=== What is expected ===
Return the material word for word. Do not include pictures.
═══ Dataset content ═══
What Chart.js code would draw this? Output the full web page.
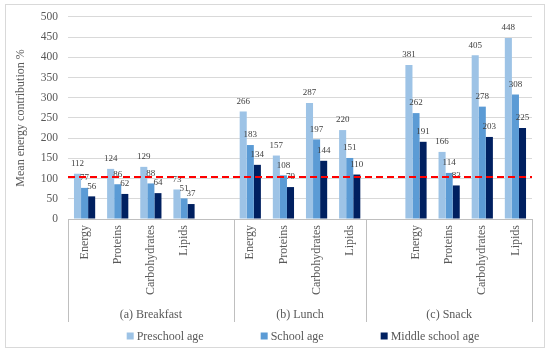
<html>
<head>
    <script src="https://cdn.jsdelivr.net/npm/chart.js@4.4.3/dist/chart.umd.min.js"></script>
    <style>
        body { margin: 0; background: #fff; }
    </style>
</head>
<body>
    <canvas id="mychart" width="550" height="354"></canvas>
    <script>
        // categories, blank slots split the three meals
        const categories = ['Energy', 'Proteins', 'Carbohydrates', 'Lipids', '',
            'Energy', 'Proteins', 'Carbohydrates', 'Lipids', '',
            'Energy', 'Proteins', 'Carbohydrates', 'Lipids'];
        const meals = ['(a) Breakfast', '(b) Lunch', '(c) Snack'];
        const mealSlots = [[0, 4], [5, 8], [9, 13]];
        const seriesNames = ['Preschool age', 'School age', 'Middle school age'];
        const preschool = [112, 124, 129, 73, null, 266, 157, 287, 220, null, 381, 166, 405, 448];
        const school = [77, 86, 88, 51, null, 183, 108, 197, 151, null, 262, 114, 278, 308];
        const middle = [56, 62, 64, 37, null, 134, 79, 144, 110, null, 191, 83, 203, 225];
        const refLine = 104;
        const yTicks = [0, 500, 50];

        const colors = ['#9DC3E6', '#5B9BD5', '#002060'];
        const fontName = "'Liberation Serif', 'Times New Roman', serif";

        const extras = {
            id: 'extras',
            beforeDraw(chart) {
                const ctx = chart.ctx;
                ctx.save();
                ctx.fillStyle = '#fff';
                ctx.fillRect(0, 0, chart.width, chart.height);
                ctx.strokeStyle = '#d9d9d9';
                ctx.lineWidth = 1;
                ctx.strokeRect(5.5, 4.5, 539, 343);
                ctx.restore();
            },
            afterDatasetsDraw(chart) {
                const ctx = chart.ctx;
                const area = chart.chartArea;
                const x = chart.scales.x;
                const y = chart.scales.y;
                ctx.save();
                // value labels
                ctx.font = '9px ' + fontName;
                ctx.fillStyle = '#404040';
                ctx.textAlign = 'center';
                ctx.textBaseline = 'middle';
                chart.data.datasets.forEach((ds, i) => {
                    chart.getDatasetMeta(i).data.forEach((bar, j) => {
                        if (ds.data[j] == null) return;
                        ctx.fillText(ds.data[j], bar.x, bar.y - 10);
                    });
                });
                // red reference line
                const ry = y.getPixelForValue(refLine);
                ctx.strokeStyle = '#ff0000';
                ctx.lineWidth = 2;
                ctx.setLineDash([7, 4]);
                ctx.beginPath();
                ctx.moveTo(area.left, ry);
                ctx.lineTo(area.right, ry);
                ctx.stroke();
                ctx.setLineDash([]);
                // meal separators + names
                const half = (x.getPixelForTick(1) - x.getPixelForTick(0)) / 2;
                ctx.strokeStyle = '#bfbfbf';
                ctx.lineWidth = 1;
                ctx.font = '12px ' + fontName;
                ctx.fillStyle = '#595959';
                mealSlots.forEach((s, i) => {
                    const a = x.getPixelForTick(s[0]) - half;
                    const b = x.getPixelForTick(s[1]) + half;
                    [a, b].forEach(px => {
                        ctx.beginPath();
                        ctx.moveTo(Math.round(px) + 0.5, area.bottom);
                        ctx.lineTo(Math.round(px) + 0.5, area.bottom + 103);
                        ctx.stroke();
                    });
                    ctx.fillText(meals[i], (a + b) / 2, area.bottom + 96);
                });
                // legend
                const gap = 57;
                const widths = seriesNames.map(n => 10 + ctx.measureText(n).width);
                const total = widths.reduce((p, c) => p + c, 0) + gap * (seriesNames.length - 1);
                let lx = (area.left + area.right) / 2 - total / 2 + 3;
                const ly = 336;
                ctx.textAlign = 'left';
                seriesNames.forEach((n, i) => {
                    ctx.fillStyle = colors[i];
                    ctx.fillRect(lx, ly - 3.5, 7, 7);
                    ctx.fillStyle = '#595959';
                    ctx.fillText(n, lx + 10, ly + 0.5);
                    lx += widths[i] + gap;
                });
                ctx.restore();
            }
        };

        config = {
            type: 'bar',
            data: {
                labels: categories,
                datasets: [
                    { label: seriesNames[0], data: preschool, backgroundColor: colors[0] },
                    { label: seriesNames[1], data: school, backgroundColor: colors[1] },
                    { label: seriesNames[2], data: middle, backgroundColor: colors[2] }
                ]
            },
            options: {
                responsive: false,
                animation: false,
                barPercentage: 1,
                categoryPercentage: 0.64,
                layout: { padding: { top: 16, right: 18, left: 0, bottom: 0 } },
                plugins: {
                    legend: { display: false },
                    tooltip: { enabled: false }
                },
                scales: {
                    x: {
                        grid: { display: false, drawTicks: false },
                        border: { display: true, color: '#bfbfbf' },
                        ticks: {
                            autoSkip: false, minRotation: 90, maxRotation: 90, padding: 6,
                            color: '#595959', font: { family: fontName, size: 12 }
                        },
                        afterFit(scale) { scale.height = 135; }
                    },
                    y: {
                        min: yTicks[0], max: yTicks[1],
                        grid: { color: '#d9d9d9', drawTicks: false },
                        border: { display: false },
                        ticks: {
                            stepSize: yTicks[2], padding: 10,
                            color: '#595959', font: { family: fontName, size: 11.5 }
                        },
                        title: {
                            display: true, text: 'Mean energy contribution %',
                            color: '#595959', font: { family: fontName, size: 12 },
                            padding: { top: 14, bottom: 0 }
                        },
                        afterFit(scale) { scale.width = 68; }
                    }
                }
            },
            plugins: [extras]
        };
        new Chart(document.querySelector('#mychart'), config);
    </script>
</body>
</html>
═══
=== Solution ===
What Chart.js code would draw this? Output the full web page.
<html>
<head>
    <script src="https://cdn.jsdelivr.net/npm/chart.js@4.4.3/dist/chart.umd.min.js"></script>
    <style>
        body { margin: 0; background: #fff; }
    </style>
</head>
<body>
    <canvas id="mychart" width="550" height="354"></canvas>
    <script>
        // categories, blank slots split the three meals
        const categories = ['Energy', 'Proteins', 'Carbohydrates', 'Lipids', '',
            'Energy', 'Proteins', 'Carbohydrates', 'Lipids', '',
            'Energy', 'Proteins', 'Carbohydrates', 'Lipids'];
        const meals = ['(a) Breakfast', '(b) Lunch', '(c) Snack'];
        const mealSlots = [[0, 4], [5, 8], [9, 13]];
        const seriesNames = ['Preschool age', 'School age', 'Middle school age'];
        const preschool = [112, 124, 129, 73, null, 266, 157, 287, 220, null, 381, 166, 405, 448];
        const school = [77, 86, 88, 51, null, 183, 108, 197, 151, null, 262, 114, 278, 308];
        const middle = [56, 62, 64, 37, null, 134, 79, 144, 110, null, 191, 83, 203, 225];
        const refLine = 104;
        const yTicks = [0, 500, 50];

        const colors = ['#9DC3E6', '#5B9BD5', '#002060'];
        const fontName = "'Liberation Serif', 'Times New Roman', serif";

        const extras = {
            id: 'extras',
            beforeDraw(chart) {
                const ctx = chart.ctx;
                ctx.save();
                ctx.fillStyle = '#fff';
                ctx.fillRect(0, 0, chart.width, chart.height);
                ctx.strokeStyle = '#d9d9d9';
                ctx.lineWidth = 1;
                ctx.strokeRect(5.5, 4.5, 539, 343);
                ctx.restore();
            },
            afterDatasetsDraw(chart) {
                const ctx = chart.ctx;
                const area = chart.chartArea;
                const x = chart.scales.x;
                const y = chart.scales.y;
                ctx.save();
                // value labels
                ctx.font = '9px ' + fontName;
                ctx.fillStyle = '#404040';
                ctx.textAlign = 'center';
                ctx.textBaseline = 'middle';
                chart.data.datasets.forEach((ds, i) => {
                    chart.getDatasetMeta(i).data.forEach((bar, j) => {
                        if (ds.data[j] == null) return;
                        ctx.fillText(ds.data[j], bar.x, bar.y - 10);
                    });
                });
                // red reference line
                const ry = y.getPixelForValue(refLine);
                ctx.strokeStyle = '#ff0000';
                ctx.lineWidth = 2;
                ctx.setLineDash([7, 4]);
                ctx.beginPath();
                ctx.moveTo(area.left, ry);
                ctx.lineTo(area.right, ry);
                ctx.stroke();
                ctx.setLineDash([]);
                // meal separators + names
                const half = (x.getPixelForTick(1) - x.getPixelForTick(0)) / 2;
                ctx.strokeStyle = '#bfbfbf';
                ctx.lineWidth = 1;
                ctx.font = '12px ' + fontName;
                ctx.fillStyle = '#595959';
                mealSlots.forEach((s, i) => {
                    const a = x.getPixelForTick(s[0]) - half;
                    const b = x.getPixelForTick(s[1]) + half;
                    [a, b].forEach(px => {
                        ctx.beginPath();
                        ctx.moveTo(Math.round(px) + 0.5, area.bottom);
                        ctx.lineTo(Math.round(px) + 0.5, area.bottom + 103);
                        ctx.stroke();
                    });
                    ctx.fillText(meals[i], (a + b) / 2, area.bottom + 96);
                });
                // legend
                const gap = 57;
                const widths = seriesNames.map(n => 10 + ctx.measureText(n).width);
                const total = widths.reduce((p, c) => p + c, 0) + gap * (seriesNames.length - 1);
                let lx = (area.left + area.right) / 2 - total / 2 + 3;
                const ly = 336;
                ctx.textAlign = 'left';
                seriesNames.forEach((n, i) => {
                    ctx.fillStyle = colors[i];
                    ctx.fillRect(lx, ly - 3.5, 7, 7);
                    ctx.fillStyle = '#595959';
                    ctx.fillText(n, lx + 10, ly + 0.5);
                    lx += widths[i] + gap;
                });
                ctx.restore();
            }
        };

        config = {
            type: 'bar',
            data: {
                labels: categories,
                datasets: [
                    { label: seriesNames[0], data: preschool, backgroundColor: colors[0] },
                    { label: seriesNames[1], data: school, backgroundColor: colors[1] },
                    { label: seriesNames[2], data: middle, backgroundColor: colors[2] }
                ]
            },
            options: {
                responsive: false,
                animation: false,
                barPercentage: 1,
                categoryPercentage: 0.64,
                layout: { padding: { top: 16, right: 18, left: 0, bottom: 0 } },
                plugins: {
                    legend: { display: false },
                    tooltip: { enabled: false }
                },
                scales: {
                    x: {
                        grid: { display: false, drawTicks: false },
                        border: { display: true, color: '#bfbfbf' },
                        ticks: {
                            autoSkip: false, minRotation: 90, maxRotation: 90, padding: 6,
                            color: '#595959', font: { family: fontName, size: 12 }
                        },
                        afterFit(scale) { scale.height = 135; }
                    },
                    y: {
                        min: yTicks[0], max: yTicks[1],
                        grid: { color: '#d9d9d9', drawTicks: false },
                        border: { display: false },
                        ticks: {
                            stepSize: yTicks[2], padding: 10,
                            color: '#595959', font: { family: fontName, size: 11.5 }
                        },
                        title: {
                            display: true, text: 'Mean energy contribution %',
                            color: '#595959', font: { family: fontName, size: 12 },
                            padding: { top: 14, bottom: 0 }
                        },
                        afterFit(scale) { scale.width = 68; }
                    }
                }
            },
            plugins: [extras]
        };
        new Chart(document.querySelector('#mychart'), config);
    </script>
</body>
</html>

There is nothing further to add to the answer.